Carl E. Braaten (born January 3, 1929, Saint Paul, Minnesota) is an American Lutheran theologian.
Carl Braaten has been one of the leading theologians and teachers in the Lutheran church for the past 50 years. He has authored and edited numerous books and theological papers, including Principles of Lutheran Theology (Fortress Press, 1983), Mother Church: Ecclesiology and Ecumenism (Fortress Press, 1998) and In One Body Through the Cross: The Princeton Proposal for Christian Unity (Eerdmans Publishing Company, 2003). Along with Robert Jenson, he has been an influential figure in developing and restoring the catholic roots of Lutheranism at the Lutheran School of Theology at Chicago.
Braaten was born on January 3, 1929. His parents were Norwegian-American pietists, who served as missionaries in Madagascar, and he received his early spiritual formation in that context. After finishing high school at Augustana Academy, a Lutheran boarding school in Canton, South Dakota, he attended St. Olaf College, Luther Seminary, Heidelberg University and Harvard Divinity School where he studied under Paul Tillich and earned his doctoral degree. He was ordained by the Evangelical Lutheran Church in 1958.

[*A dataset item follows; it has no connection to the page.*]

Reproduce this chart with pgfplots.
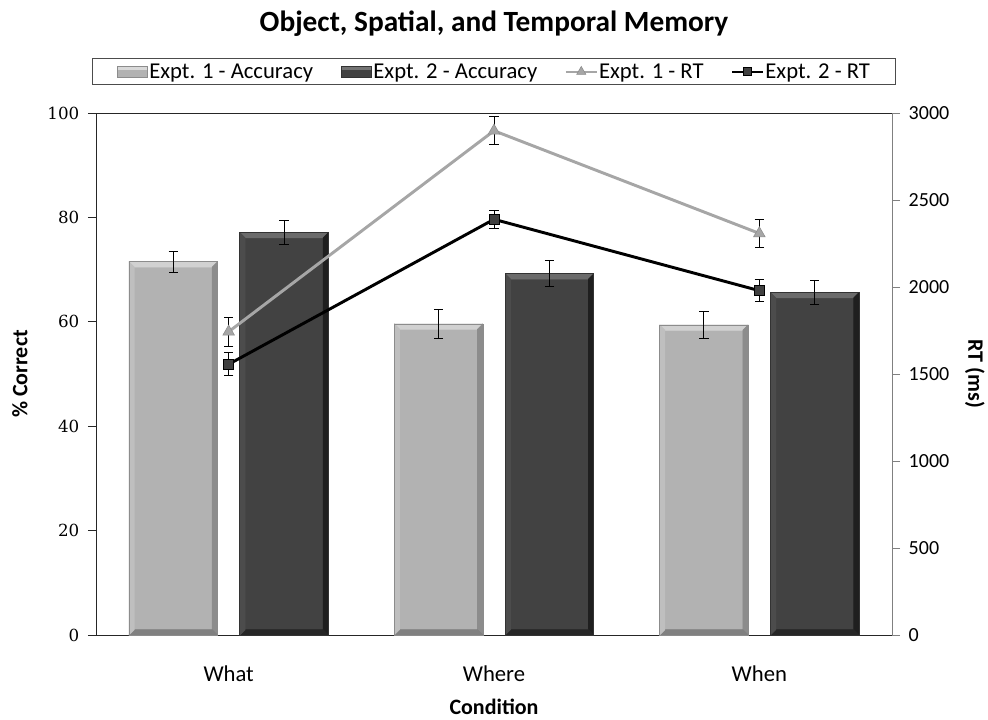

At that time, he began serving a parish in Minneapolis and teaching at Luther Seminary. In 1961 Braaten, together with Robert Jenson, Roy Harrisville, Kent Knutson, James Burtness and others, founded the journal Dialog, which he continued to serve as editor until resigning in 1991. In 1962, Dr. Braaten accepted a position at the Lutheran School of Theology at Chicago where he taught as Professor of Systematic Theology until 1991 and where he is still recognized as Professor Emeritus. In 1991, Braaten and Jenson founded the Center for Catholic and Evangelical Theology and established a new theological journal, Pro Ecclesia.